In accepting the Affirmative Action Award at Senate Council, Pitt Arts director Annabelle Clippinger said, “I’m so pleased and honored to even be considered as a recipient of this award.”

Clippinger said the award represents the ongoing efforts at Pitt Arts to reach out to African-American students at Pitt and make a home for them in the world of the arts in Pittsburgh, where African-American art itself is rich and diverse. Students who have participated in A3P arts programs have felt affirmed and connected through art that mirrors the heritage, challenges and beauty of the African diasporic peoples, she added. She thanked her staff and University administrators for their continued support.

Nordenberg also recognized the efforts of Jen Saffron, the first director of Pitt Arts, and Robert Pack, vice provost for academic planning and resources management, “who played a major role in getting this program to reach its successes,” the chancellor said.

Also at Senate Council, Nordenberg shared some end-of-the-academic-year thoughts. “All in all we’re building toward the strong ending of another good year for Pitt. These are not easy times. There are plenty of days when I look back and think there isn’t anything that isn’t a struggle any more,” he said. “But, one of the keys to our successes is that we continue to struggle together against these outside challenges rather than struggling with each other.”
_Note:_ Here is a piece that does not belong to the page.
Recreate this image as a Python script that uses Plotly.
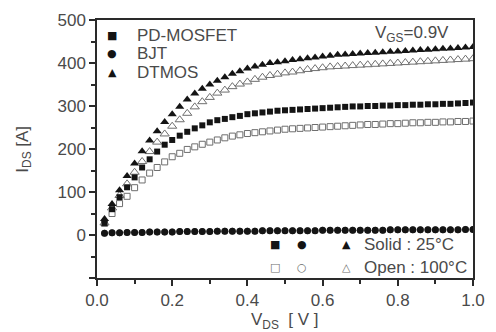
import plotly.graph_objects as go

# Drain-source voltage sweep [V]
vds = [0.02, 0.04, 0.06, 0.08, 0.10, 0.12, 0.14, 0.16, 0.18, 0.20,
       0.22, 0.24, 0.26, 0.28, 0.30, 0.32, 0.34, 0.36, 0.38, 0.40,
       0.42, 0.44, 0.46, 0.48, 0.50, 0.52, 0.54, 0.56, 0.58, 0.60,
       0.62, 0.64, 0.66, 0.68, 0.70, 0.72, 0.74, 0.76, 0.78, 0.80,
       0.82, 0.84, 0.86, 0.88, 0.90, 0.92, 0.94, 0.96, 0.98, 1.00]

# PD-MOSFET
pd_25 = [28, 60, 88, 111, 134, 157, 176, 194, 210, 221,
         231, 240, 248, 255, 262, 267, 270, 274, 277, 281,
         283, 285, 287, 289, 290, 291, 292, 293, 294, 295,
         296, 297, 298, 299, 299, 300, 300, 301, 301, 302,
         302, 303, 303, 304, 304, 305, 305, 306, 307, 308]
pd_100 = [27, 50, 73, 90, 110, 128, 144, 157, 170, 182,
          190, 199, 205, 211, 216, 221, 226, 230, 233, 236,
          238, 240, 242, 244, 246, 247, 248, 249, 250, 251,
          252, 253, 254, 255, 256, 257, 257, 258, 259, 259,
          260, 261, 261, 262, 262, 263, 263, 264, 264, 265]

# BJT
bjt_25 = [4, 5, 5, 6, 6, 6, 7, 7, 7, 7,
          8, 8, 8, 8, 8, 9, 9, 9, 9, 9,
          9, 10, 10, 10, 10, 10, 10, 10, 10, 11,
          11, 11, 11, 11, 11, 11, 11, 11, 12, 12,
          12, 12, 12, 12, 12, 12, 12, 12, 13, 13]
bjt_100 = [4, 5, 5, 6, 6, 6, 7, 7, 7, 7,
           8, 8, 8, 8, 8, 9, 9, 9, 9, 9,
           9, 10, 10, 10, 10, 10, 10, 10, 10, 11,
           11, 11, 11, 11, 11, 11, 11, 11, 12, 12,
           12, 12, 12, 12, 12, 12, 12, 12, 13, 13]

# DTMOS
dt_25 = [37, 72, 104, 137, 166, 195, 220, 241, 263, 281,
         298, 315, 329, 340, 350, 359, 367, 375, 381, 387,
         392, 396, 400, 402, 404, 407, 409, 411, 413, 415,
         417, 419, 420, 421, 422, 423, 424, 425, 426, 427,
         428, 429, 430, 431, 432, 433, 434, 435, 436, 437]
dt_100 = [28, 63, 92, 119, 146, 171, 194, 216, 235, 253,
          268, 283, 298, 310, 320, 330, 337, 345, 351, 356,
          362, 367, 371, 374, 377, 379, 382, 385, 387, 389,
          391, 392, 393, 394, 395, 396, 397, 398, 399, 400,
          401, 402, 403, 404, 405, 406, 407, 408, 409, 410]

series_names = ["PD-MOSFET", "BJT", "DTMOS"]
x_ticks = [0.0, 0.2, 0.4, 0.6, 0.8, 1.0]
x_tick_text = ["0.0", "0.2", "0.4", "0.6", "0.8", "1.0"]
y_ticks = [-100, 0, 100, 200, 300, 400, 500]
y_tick_text = ["", "0", "100", "200", "300", "400", "500"]

FONT = "Liberation Sans, Arial, sans-serif"
TXT = "#4a4a4a"
SOLID = "#141414"
OPEN = "#6e6e6e"

fig = go.Figure()

def open_trace(y, sym, size, name):
    fig.add_trace(go.Scatter(x=vds, y=y, mode="markers", name=name + " (100°C)",
                             showlegend=False,
                             marker=dict(symbol=sym, size=size, color="white",
                                         line=dict(color=OPEN, width=1))))

def solid_trace(y, sym, size, name):
    fig.add_trace(go.Scatter(x=vds, y=y, mode="markers", name=name + " (25°C)",
                             showlegend=False,
                             marker=dict(symbol=sym, size=size, color=SOLID,
                                         line=dict(width=0))))

open_trace(pd_100, "square", 6, series_names[0])
open_trace(bjt_100, "circle", 6, series_names[1])
open_trace(dt_100, "triangle-up", 8, series_names[2])
solid_trace(pd_25, "square", 6, series_names[0])
solid_trace(bjt_25, "circle", 7, series_names[1])
solid_trace(dt_25, "triangle-up", 8, series_names[2])

axis_common = dict(showgrid=False, zeroline=False, showline=True, linecolor="#2a2a2a",
                   linewidth=1.5, mirror=True, ticks="outside", ticklen=6, tickwidth=1.5,
                   tickcolor="#2a2a2a", tickfont=dict(family=FONT, size=17, color=TXT))

fig.update_xaxes(range=[0, 1.0], tickvals=x_ticks, ticktext=x_tick_text,
                 minor=dict(dtick=0.1, ticks="outside", ticklen=4, tickcolor="#2a2a2a"),
                 **axis_common)
fig.update_yaxes(range=[-100, 500], tickvals=y_ticks, ticktext=y_tick_text,
                 minor=dict(dtick=50, ticks="outside", ticklen=4, tickcolor="#2a2a2a"),
                 **axis_common)

annotations = [
    dict(text="V<sub>GS</sub>=0.9V", x=0.735, y=0.945, xanchor="left", yanchor="middle"),
    dict(text="I<sub>DS</sub> [A]", x=-0.195, y=0.5, textangle=-90, xanchor="center", yanchor="middle"),
    dict(text="V<sub>DS</sub>  [ V ]", x=0.5, y=-0.165, xanchor="center", yanchor="middle"),
    dict(text="Solid : 25°C", x=0.705, y=0.13, xanchor="left", yanchor="middle"),
    dict(text="Open : 100°C", x=0.705, y=0.04, xanchor="left", yanchor="middle"),
]
# legend (top-left) text
leg_y = [0.939, 0.870, 0.797]
for name, yy in zip(series_names, leg_y):
    annotations.append(dict(text=name, x=0.10, y=yy, xanchor="left", yanchor="middle"))
for a in annotations:
    a.update(xref="paper", yref="paper", showarrow=False,
             font=dict(family=FONT, size=17, color=TXT))
fig.update_layout(annotations=annotations)

# legend symbols (top-left)
for sym, yy in zip(("■", "●", "▲"), leg_y):
    fig.add_annotation(text=sym, x=0.041, y=yy, xref="paper", yref="paper",
                       showarrow=False, xanchor="center", yanchor="middle",
                       font=dict(family="DejaVu Sans", size=11, color=SOLID))

# key symbols in bottom-right box
key_rows = [("■", "●", "▲", 0.13, SOLID), ("□", "○", "△", 0.04, OPEN)]
key_x = [0.474, 0.546, 0.664]
for a, b, c, yy, col in key_rows:
    for sym, xx in zip((a, b, c), key_x):
        fig.add_annotation(text=sym, x=xx, y=yy, xref="paper", yref="paper",
                           showarrow=False, xanchor="center", yanchor="middle",
                           font=dict(family="DejaVu Sans", size=11, color=col))

fig.update_layout(
    width=496, height=332,
    margin=dict(l=97, r=11, t=17, b=54),
    paper_bgcolor="white", plot_bgcolor="white",
    showlegend=False,
)

fig.write_html("out.html")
He conveyed thanks to faculty, staff and students who serve on Senate Council, as well as to Senate officers Irene Frieze, Michael Pinsky, Ellen Ansell and Nicholas Bircher.

“I want to express my heartfelt thanks to you for regularly reflecting what I think is our shared belief that whatever positions we may hold with respect to a particular issue, we are in the end colleagues committed to advancing the University that is our shared professional home,” Nordenberg said. “My feelings for you have strengthened my belief that whatever opportunities or challenges may be coming our way, life is much more satisfying if you’re working with people you like and respect.”

He added that he looked forward to working with Senate president-elect John Baker, who assumes office July 1.

The Senate officers acknowledged the services of Fran Czak, director of the Senate office for the past nine-plus years, who is retiring at the end of the month.